The article also lists some preconceived ideas that it identifies as lies Québécois politicians have been feeding residents of the province. I remember 1995 quite well and, although I've heard most of the statements listed, I can't say I heard them from the sovereigntist leaders in the way they are being presented in the article. These statements (in italics below) deserve to be commented:
- The Federal Government takes more money from Québec than it gives back. In 2006, the Québécois sent $38.4B to Ottawa and received $12.8B in transfers from Ottawa. Québec obviously receives other federal services that aren't accounted for, but either way... if the economic discrepancy between both parties were so clear, wouldn't have the demonstration been clearly made?
- An independent Québec would be able to create more jobs. Maybe, or maybe not... who knows exactly what would happen in a sovereign Québec? If all economic ties were to be severed, jobs would obviously be lost.
- A separate Québec would have no problems becoming a member of NAFTA. Then again... maybe, or maybe not... but with such a well integrated economy, why is that so hard to believe? And if NAFTA didn't work, perhaps the European Union would be interested; France still seems to be very much attached to Saint-Pierre-et-Miquelon.
- If Québec separates, Quebeckers will keep their Canadian citizenship and passports. Why are the Canadian citizenship and passport such a big deal? There are plenty of countries the size of a sovereign Québec would be that have an appealing citizenship and passport (Finland, Danemark, Norway, Sweden, Switzerland...).
- An independent Québec would provide better education and healthcare. That depends on the resources it would have at hand. It probably wouldn't change all that much.
- A separate Québec will absorb all federal civil servants in the province. Well... unless federal civil servants aren't doing anything productive, someone would be required to carry on the added work that comes with being sovereign.
- Independence costs Quebeckers nothing. Has anyone really being saying this? Independence comes with a price.
- An independent Québec will be able to use the Canadian or US currency. Why not?... as long as it adheres without a say to the monetary policies that comes with it, any state can use any currency.
- A separate Québec could keep its present territorial boundaries. Obviously, if the country can be divided, so can a province. But it's safe to assume that Ottawa would want to maintain its own territorial integrity along current borders to prevent other claims.
- An independent Québec would offer its citizens a better quality of life. Again, that depends on the resources it would have at hand. It probably wouldn't change all that much either.
- Québec cannot control its own affairs in Canada. Canada has to deal with the USA's influence, so does Québec. Let's just say that the challenges would be different.
- Québec is in debt because of the federal system. Like any province, part of Québec's debt is under federal control. A sovereign Québec would be in debt on its own.
- Once Québec declared independence, the rest of Canada would rush to form an economic association. Probably not... some sort of backlash is to be expected. However, is it so hard to believe that Canada would come to reason after a while?
- Québec agriculture would still have access to the Canadian market after separation. See NAFTA above.

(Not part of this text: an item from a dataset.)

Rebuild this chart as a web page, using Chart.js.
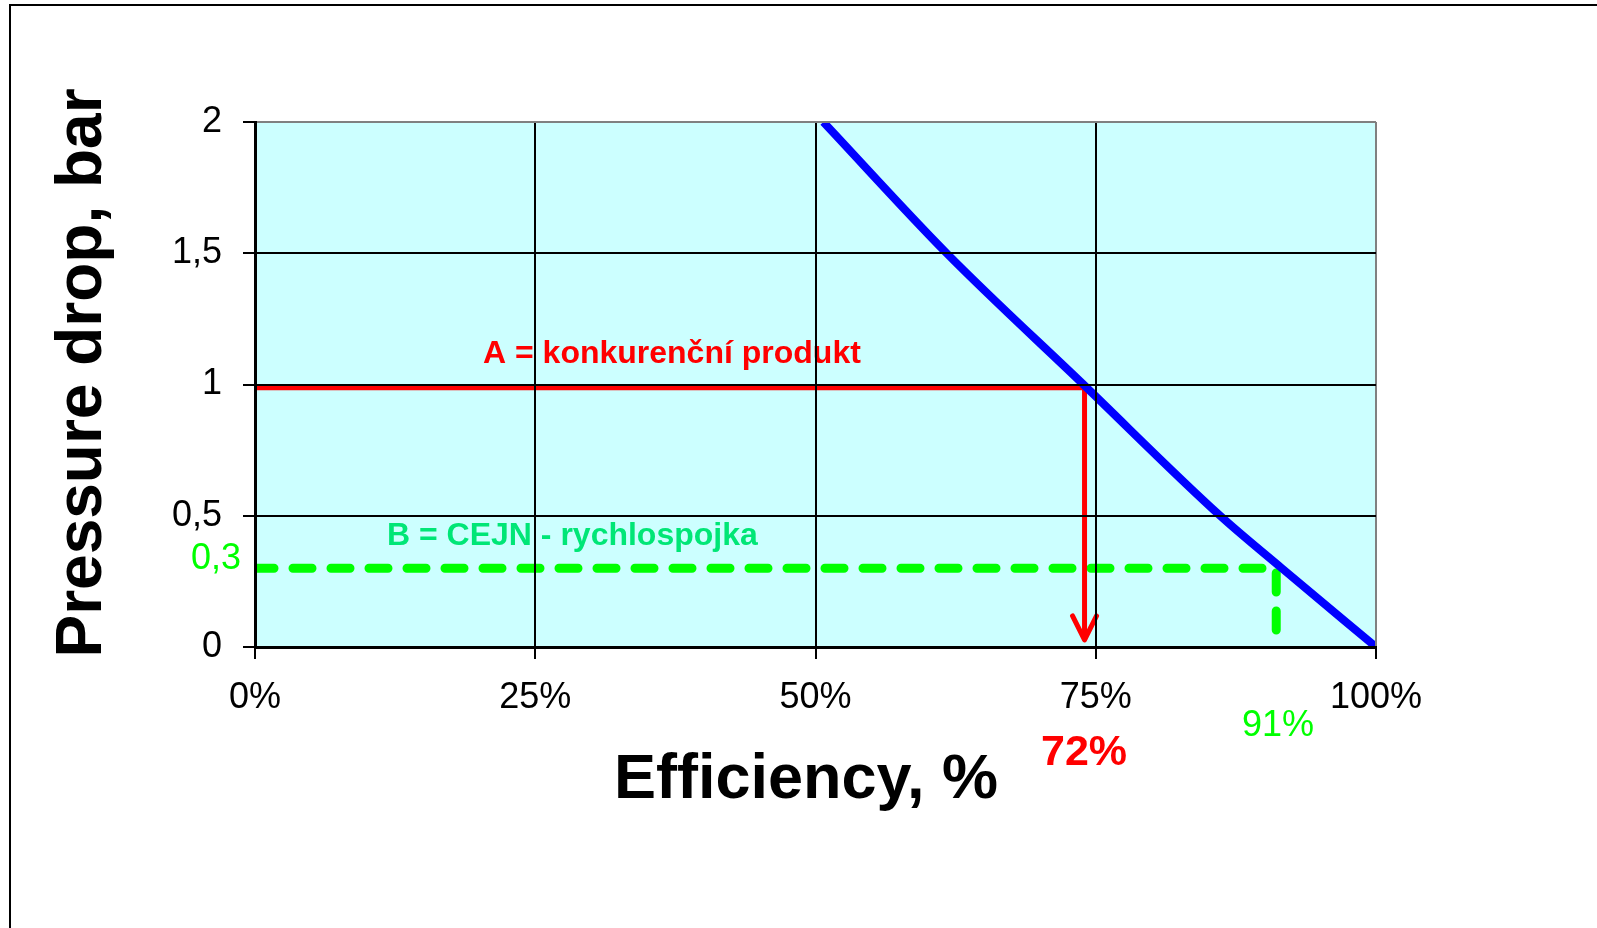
<!DOCTYPE html>
<html>
<head>
<meta charset="utf-8">
<script src="https://cdn.jsdelivr.net/npm/chart.js@4/dist/chart.umd.min.js"></script>
<style>
  html, body { margin: 0; padding: 0; background: #fff; }
  #wrap { width: 1597px; height: 928px; }
</style>
</head>
<body>
<div id="wrap"><canvas id="c" width="1597" height="928"></canvas></div>
<script>
// ---- data ----
const efficiency   = [50.7, 61.7, 73.9, 86.1, 91.6, 100];   // % (x)
const pressureDrop = [2, 1.5, 1, 0.5, 0.3, 0];              // bar (y)

const competitorX = [0, 74, 74];
const competitorY = [0.988, 0.988, 0.027];

const cejnX = [0, 91.1, 91.1];
const cejnY = [0.3, 0.3, 0];

const xTicks = [0, 25, 50, 75, 100];
const yTicks = [0, 0.5, 1, 1.5, 2];

const xTitle = 'Efficiency, %';
const yTitle = 'Pressure drop, bar';
const labelA = 'A = konkurenční produkt';
const labelB = 'B = CEJN - rychlospojka';
const labelA_val = '72%';
const labelB_val = '91%';
const labelB_y = '0,3';

const FONT = '"Liberation Sans", Arial, sans-serif';

const pts = (xs, ys) => xs.map((x, i) => ({ x: x, y: ys[i] }));

const bgPlugin = {
  id: 'bg',
  beforeDraw(chart) {
    const { ctx, chartArea: a } = chart;
    ctx.save();
    ctx.fillStyle = '#ffffff';
    ctx.fillRect(0, 0, chart.width, chart.height);
    ctx.strokeStyle = '#000';
    ctx.lineWidth = 2;
    ctx.strokeRect(10, 5, chart.width + 40, chart.height + 40);
    ctx.fillStyle = '#CCFFFF';
    ctx.fillRect(a.left, a.top, a.right - a.left, a.bottom - a.top);
    ctx.restore();
  },
  beforeDatasetsDraw(chart) {
    const { ctx } = chart;
    ctx.save();
    ctx.textBaseline = 'alphabetic';
    ctx.textAlign = 'left';
    ctx.font = 'bold 32px ' + FONT;
    ctx.fillStyle = '#FF0000';
    ctx.fillText(labelA, 483, 363);
    ctx.font = 'bold 32px ' + FONT;
    ctx.fillStyle = '#00E676';
    ctx.fillText(labelB, 387, 545);
    ctx.restore();
  },
  afterDatasetsDraw(chart) {
    const { ctx, scales } = chart;
    const n = competitorX.length - 1;
    const tx = scales.x.getPixelForValue(competitorX[n]);
    const ty = scales.y.getPixelForValue(competitorY[n]);
    ctx.save();
    ctx.strokeStyle = '#FF0000';
    ctx.lineWidth = 5;
    ctx.lineCap = 'round';
    ctx.lineJoin = 'round';
    ctx.beginPath();
    ctx.moveTo(tx - 12, ty - 24);
    ctx.lineTo(tx, ty);
    ctx.lineTo(tx + 12, ty - 24);
    ctx.stroke();
    ctx.restore();
  },
  afterDraw(chart) {
    const { ctx } = chart;
    ctx.save();
    ctx.textBaseline = 'alphabetic';
    ctx.fillStyle = '#000';
    ctx.font = 'bold 63px ' + FONT;
    ctx.textAlign = 'center';
    ctx.fillText(xTitle, 806, 798);
    ctx.save();
    ctx.translate(101, 373);
    ctx.rotate(-Math.PI / 2);
    ctx.font = 'bold 64px ' + FONT;
    ctx.fillText(yTitle, 0, 0);
    ctx.restore();
    ctx.font = 'bold 43px ' + FONT;
    ctx.fillStyle = '#FF0000';
    ctx.fillText(labelA_val, 1084, 765);
    ctx.font = '36px ' + FONT;
    ctx.fillStyle = '#00FF00';
    ctx.fillText(labelB_val, 1278, 736);
    ctx.textAlign = 'right';
    ctx.fillText(labelB_y, 241, 569);
    ctx.restore();
  }
};

new Chart(document.getElementById('c'), {
  type: 'scatter',
  data: {
    datasets: [
      {
        data: pts(efficiency, pressureDrop),
        showLine: true,
        borderColor: '#0000FF',
        borderWidth: 8,
        pointRadius: 0,
        cubicInterpolationMode: 'monotone',
        borderCapStyle: 'butt'
      },
      {
        data: pts(competitorX, competitorY),
        showLine: true,
        borderColor: '#FF0000',
        borderWidth: 5,
        pointRadius: 0,
        tension: 0,
        borderJoinStyle: 'miter'
      },
      {
        data: pts(cejnX, cejnY),
        showLine: true,
        borderColor: '#00FF00',
        borderWidth: 9,
        pointRadius: 0,
        tension: 0,
        borderDash: [19, 19],
        borderCapStyle: 'round',
        borderJoinStyle: 'round'
      }
    ]
  },
  options: {
    responsive: false,
    animation: false,
    events: [],
    layout: { padding: { top: 122, right: 221, left: 0, bottom: 0 } },
    plugins: { legend: { display: false }, tooltip: { enabled: false } },
    scales: {
      x: {
        type: 'linear',
        min: 0, max: 100,
        afterFit(s) { s.height = 281; },
        afterBuildTicks(s) { s.ticks = xTicks.map(v => ({ value: v })); },
        ticks: {
          callback: v => v + '%',
          font: { family: FONT, size: 36 },
          color: '#000',
          padding: 17,
          maxRotation: 0
        },
        grid: {
          z: 1,
          lineWidth: 2,
          color: c => (c.tick && c.tick.value === 100) ? '#808080' : '#000',
          tickLength: 12,
          tickColor: '#000',
          tickWidth: 2
        },
        border: { color: '#000', width: 3, z: 1 },
        title: { display: false }
      },
      y: {
        type: 'linear',
        min: 0, max: 2,
        afterFit(s) { s.width = 255; },
        afterBuildTicks(s) { s.ticks = yTicks.map(v => ({ value: v })); },
        ticks: {
          callback: v => String(v).replace('.', ','),
          font: { family: FONT, size: 36 },
          color: '#000',
          padding: 21
        },
        grid: {
          z: 1,
          lineWidth: 2,
          color: c => (c.tick && c.tick.value === 2) ? '#808080' : '#000',
          tickLength: 12,
          tickColor: '#000',
          tickWidth: 2
        },
        border: { color: '#000', width: 3, z: 1 },
        title: { display: false }
      }
    }
  },
  plugins: [bgPlugin]
});
</script>
</body>
</html>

- Québec could pay the interest on its share of the national debt but not assume any responsibility for the principal. I've never heard this one. Like it does today, Québec would assume its share as any other province. The challenge would be to find a transition formula that's respectful of both parties.

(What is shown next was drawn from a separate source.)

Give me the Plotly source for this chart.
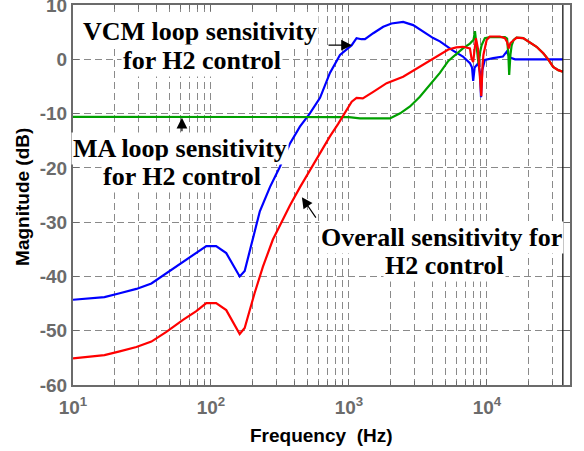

The article pretends to explain Québec separatism, but it builds on the premise that its foundations are faulty. As it is too often the case in English media, the article doesn't give the idea of sovereignty a fair shot. It does give, however, Francophone readers a very good idea of how Anglophones rationalize the sovereignty movement. Still, explaining Québec separatism is a lot simpler than the length this article goes into (see Québec's ethnocentric nationalism):
- Over the centuries, French Canadians developed their very own culture. A culture based on French, but a culture which is very different from what you'd find in other French-speaking states.

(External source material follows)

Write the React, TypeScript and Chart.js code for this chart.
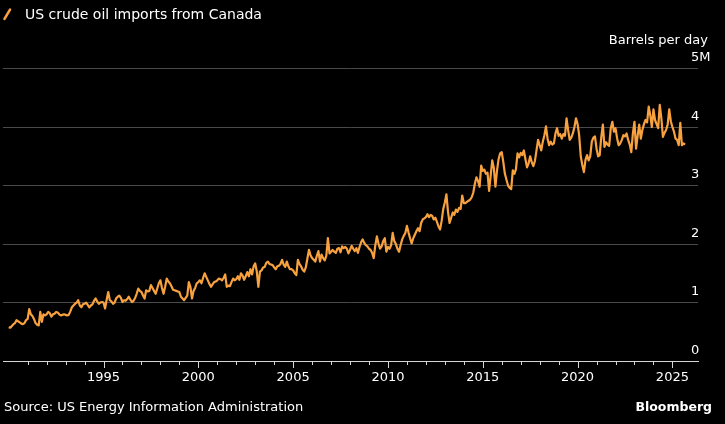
import React, { useEffect, useRef } from 'react';
import { Chart, registerables } from 'chart.js';

Chart.register(...registerables);

// Monthly US crude oil imports from Canada, million barrels per day (Jan 1990 - Sep 2025)
const START_YEAR = 1990;
const Y1990 = [0.58, 0.57, 0.60, 0.63, 0.65, 0.70, 0.68, 0.66, 0.64, 0.63, 0.65, 0.70];
const Y1991 = [0.72, 0.89, 0.80, 0.77, 0.72, 0.65, 0.62, 0.61, 0.84, 0.67, 0.80, 0.78];
const Y1992 = [0.80, 0.84, 0.82, 0.76, 0.80, 0.81, 0.84, 0.83, 0.80, 0.78, 0.79, 0.80];
const Y1993 = [0.79, 0.78, 0.79, 0.85, 0.92, 0.95, 0.98, 1.00, 1.04, 0.95, 0.92, 0.97];
const Y1994 = [0.98, 1.00, 0.96, 0.92, 0.95, 0.97, 1.03, 1.07, 1.02, 0.98, 1.00, 1.01];
const Y1995 = [1.00, 0.90, 1.05, 1.18, 1.04, 1.02, 0.98, 1.00, 1.07, 1.10, 1.12, 1.08];
const Y1996 = [1.01, 1.04, 1.03, 1.06, 1.10, 1.05, 1.01, 1.03, 1.08, 1.15, 1.24, 1.20];
const Y1997 = [1.18, 1.12, 1.07, 1.21, 1.19, 1.20, 1.30, 1.25, 1.20, 1.15, 1.24, 1.33];
const Y1998 = [1.38, 1.25, 1.15, 1.27, 1.41, 1.36, 1.33, 1.28, 1.22, 1.21, 1.20, 1.19];
const Y1999 = [1.18, 1.10, 1.07, 1.04, 1.08, 1.12, 1.35, 1.27, 1.07, 1.20, 1.25, 1.33];
const Y2000 = [1.35, 1.38, 1.33, 1.42, 1.50, 1.44, 1.38, 1.32, 1.27, 1.31, 1.35, 1.36];
const Y2001 = [1.38, 1.41, 1.40, 1.38, 1.42, 1.48, 1.27, 1.29, 1.28, 1.35, 1.41, 1.38];
const Y2002 = [1.40, 1.45, 1.39, 1.50, 1.46, 1.39, 1.45, 1.52, 1.45, 1.57, 1.48, 1.62];
const Y2003 = [1.67, 1.53, 1.27, 1.53, 1.55, 1.60, 1.61, 1.68, 1.70, 1.66, 1.65, 1.64];
const Y2004 = [1.60, 1.57, 1.62, 1.63, 1.66, 1.73, 1.65, 1.61, 1.70, 1.62, 1.57, 1.57];
const Y2005 = [1.55, 1.50, 1.47, 1.73, 1.66, 1.62, 1.56, 1.53, 1.60, 1.75, 1.90, 1.81];
const Y2006 = [1.76, 1.73, 1.70, 1.80, 1.88, 1.70, 1.82, 1.76, 1.72, 1.80, 2.10, 1.84];
const Y2007 = [1.87, 1.90, 1.87, 1.85, 1.92, 1.93, 1.86, 1.96, 1.93, 1.95, 1.92, 1.84];
const Y2008 = [1.90, 1.97, 1.92, 1.88, 1.93, 1.85, 1.95, 2.03, 2.08, 2.02, 1.98, 1.96];
const Y2009 = [1.92, 1.90, 1.85, 1.76, 1.98, 2.13, 2.01, 1.92, 1.96, 2.05, 2.10, 1.87];
const Y2010 = [1.95, 1.92, 1.98, 2.19, 2.05, 2.00, 1.92, 1.87, 1.98, 2.08, 2.14, 2.19];
const Y2011 = [2.31, 2.20, 2.10, 2.01, 2.10, 2.16, 2.22, 2.27, 2.22, 2.36, 2.42, 2.44];
const Y2012 = [2.46, 2.51, 2.46, 2.50, 2.48, 2.42, 2.45, 2.38, 2.30, 2.25, 2.40, 2.60];
const Y2013 = [2.71, 2.85, 2.55, 2.36, 2.45, 2.54, 2.50, 2.59, 2.55, 2.62, 2.60, 2.83];
const Y2014 = [2.70, 2.70, 2.72, 2.74, 2.76, 2.80, 2.88, 3.03, 3.14, 3.08, 2.98, 3.34];
const Y2015 = [3.25, 3.27, 3.20, 3.22, 2.91, 3.17, 3.43, 3.30, 2.98, 3.25, 3.45, 3.55];
const Y2016 = [3.57, 3.40, 3.20, 3.10, 3.00, 2.96, 2.94, 3.26, 3.20, 3.28, 3.55, 3.48];
const Y2017 = [3.56, 3.52, 3.60, 3.45, 3.31, 3.38, 3.50, 3.40, 3.33, 3.42, 3.60, 3.78];
const Y2018 = [3.69, 3.60, 3.75, 3.86, 4.01, 3.80, 3.69, 3.75, 3.70, 3.72, 3.89, 3.98];
const Y2019 = [3.85, 3.88, 3.80, 3.88, 3.85, 4.15, 3.95, 3.78, 3.82, 3.89, 4.00, 4.15];
const Y2020 = [4.05, 3.86, 3.50, 3.35, 3.23, 3.44, 3.52, 3.43, 3.50, 3.75, 3.82, 3.84];
const Y2021 = [3.63, 3.50, 3.52, 3.83, 4.04, 3.66, 3.74, 3.70, 3.68, 3.98, 4.09, 3.92];
const Y2022 = [3.98, 3.81, 3.69, 3.72, 3.78, 3.86, 3.84, 3.89, 3.78, 3.70, 3.57, 3.89];
const Y2023 = [4.09, 3.63, 3.85, 4.04, 3.80, 3.95, 4.05, 4.12, 4.08, 4.35, 4.20, 4.00];
const Y2024 = [4.30, 4.12, 4.05, 3.98, 4.38, 4.15, 3.83, 3.90, 3.95, 4.04, 4.30, 4.10];
const Y2025 = [4.00, 3.92, 3.80, 3.78, 3.69, 4.07, 3.69, 3.72, 3.70];

const SERIES_BY_YEAR: number[][] = [
  Y1990, Y1991, Y1992, Y1993, Y1994, Y1995, Y1996, Y1997, Y1998, Y1999,
  Y2000, Y2001, Y2002, Y2003, Y2004, Y2005, Y2006, Y2007, Y2008, Y2009,
  Y2010, Y2011, Y2012, Y2013, Y2014, Y2015, Y2016, Y2017, Y2018, Y2019,
  Y2020, Y2021, Y2022, Y2023, Y2024, Y2025,
];

const X_TICKS = [
  1991, 1992, 1993, 1994, 1995, 1996, 1997, 1998, 1999, 2000,
  2001, 2002, 2003, 2004, 2005, 2006, 2007, 2008, 2009, 2010,
  2011, 2012, 2013, 2014, 2015, 2016, 2017, 2018, 2019, 2020,
  2021, 2022, 2023, 2024, 2025,
];
const X_LABELED = [1995, 2000, 2005, 2010, 2015, 2020, 2025];
const Y_TICKS = [0, 1, 2, 3, 4, 5];
const Y_TICK_LABELS = ['0', '1', '2', '3', '4', '5M'];

const TITLE = 'US crude oil imports from Canada';
const UNIT = 'Barrels per day';
const SOURCE = 'Source: US Energy Information Administration';
const BRAND = 'Bloomberg';

const ORANGE = '#f8a13f';
const FONT = '"DejaVu Sans", "Liberation Sans", sans-serif';

const axisDecor = {
  id: 'axisDecor',
  afterDraw(chart: any) {
    const { ctx, chartArea } = chart;
    const x = chart.scales.x;
    const y = chart.scales.y;
    ctx.save();
    ctx.strokeStyle = '#d6d6d6';
    ctx.lineWidth = 1;
    const base = Math.round(y.getPixelForValue(0));
    X_TICKS.forEach((yr) => {
      const px = Math.round(x.getPixelForValue(yr)) + 0.5;
      const len = X_LABELED.includes(yr) ? 7 : 4;
      ctx.beginPath();
      ctx.moveTo(px, base);
      ctx.lineTo(px, base + len);
      ctx.stroke();
    });
    ctx.fillStyle = '#ffffff';
    ctx.font = '13px ' + FONT;
    ctx.textAlign = 'left';
    ctx.textBaseline = 'alphabetic';
    Y_TICKS.forEach((v, i) => {
      ctx.fillText(Y_TICK_LABELS[i], chartArea.right - 7, y.getPixelForValue(v) - 7.5);
    });
    ctx.restore();
  },
};

export default function App() {
  const canvasRef = useRef<HTMLCanvasElement | null>(null);

  useEffect(() => {
    document.body.style.margin = '0';
    document.body.style.background = '#000';
    const canvas = canvasRef.current;
    if (!canvas) return;
    const points = SERIES_BY_YEAR.flatMap((vals, yi) =>
      vals.map((v, mi) => ({ x: START_YEAR + yi + mi / 12, y: v }))
    );
    const chart = new Chart(canvas, {
      type: 'line',
      data: {
        datasets: [
          {
            data: points,
            borderColor: ORANGE,
            borderWidth: 2.2,
            pointRadius: 0,
            tension: 0,
            fill: false,
            borderJoinStyle: 'round',
          } as any,
        ],
      },
      options: {
        animation: false,
        responsive: false,
        maintainAspectRatio: false,
        devicePixelRatio: 1,
        layout: { padding: { left: 3, right: 27, top: 68.5, bottom: 30.1 } },
        plugins: { legend: { display: false }, tooltip: { enabled: false }, title: { display: false } },
        scales: {
          x: {
            type: 'linear',
            min: 1989.7,
            max: 2026.35,
            afterBuildTicks: (s: any) => {
              s.ticks = X_TICKS.map((v) => ({ value: v }));
            },
            ticks: {
              autoSkip: false,
              maxRotation: 0,
              minRotation: 0,
              padding: 8.6,
              color: '#ffffff',
              font: { family: FONT, size: 13 },
              callback: (v: any) => (X_LABELED.includes(Number(v)) ? String(v) : ''),
            },
            grid: { display: false, drawTicks: false },
            border: { display: true, color: '#d6d6d6', width: 1 },
          },
          y: {
            position: 'right',
            min: 0,
            max: 5,
            afterBuildTicks: (s: any) => {
              s.ticks = Y_TICKS.map((v) => ({ value: v }));
            },
            ticks: { display: false },
            grid: { color: '#4a4a4a', lineWidth: 1, drawTicks: false },
            border: { display: false },
          },
        },
      } as any,
      plugins: [axisDecor],
    });
    return () => chart.destroy();
  }, []);

  return (
    <div
      style={{
        position: 'fixed',
        left: 0,
        top: 0,
        width: 725,
        height: 424,
        background: '#000',
        overflow: 'hidden',
        fontFamily: FONT,
        color: '#ffffff',
      }}
    >
      <canvas ref={canvasRef} width={725} height={424} style={{ position: 'absolute', left: 0, top: 0, width: 725, height: 424 }} />
      <svg width={20} height={24} style={{ position: 'absolute', left: 0, top: 0 }}>
        <line x1={4.5} y1={18.8} x2={10} y2={9.6} stroke={ORANGE} strokeWidth={2.6} strokeLinecap="round" />
      </svg>
      <div style={{ position: 'absolute', left: 25, top: 7.2, fontSize: 14, lineHeight: '14px', whiteSpace: 'nowrap' }}>{TITLE}</div>
      <div style={{ position: 'absolute', right: 17, top: 33, fontSize: 13, lineHeight: '13px', whiteSpace: 'nowrap' }}>{UNIT}</div>
      <div style={{ position: 'absolute', left: 4, top: 400, fontSize: 13, lineHeight: '13px', whiteSpace: 'nowrap' }}>{SOURCE}</div>
      <div style={{ position: 'absolute', right: 13, top: 399.5, fontSize: 12.5, lineHeight: '13px', fontWeight: 700, whiteSpace: 'nowrap' }}>{BRAND}</div>
    </div>
  );
}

- In the last century or so, French has been steadily declining in the majority of provinces without great concern. With its French-speaking majority, Québec has been able to use its provincial legislative platform and oppose this assimilation trend.
- Canadians who fail to see the value of this important asset to the Canadian identity are putting Ottawa in front of a Gordian knot. They are forcing Québec to keep using its provincial leverage and they are fueling the sovereignty movement.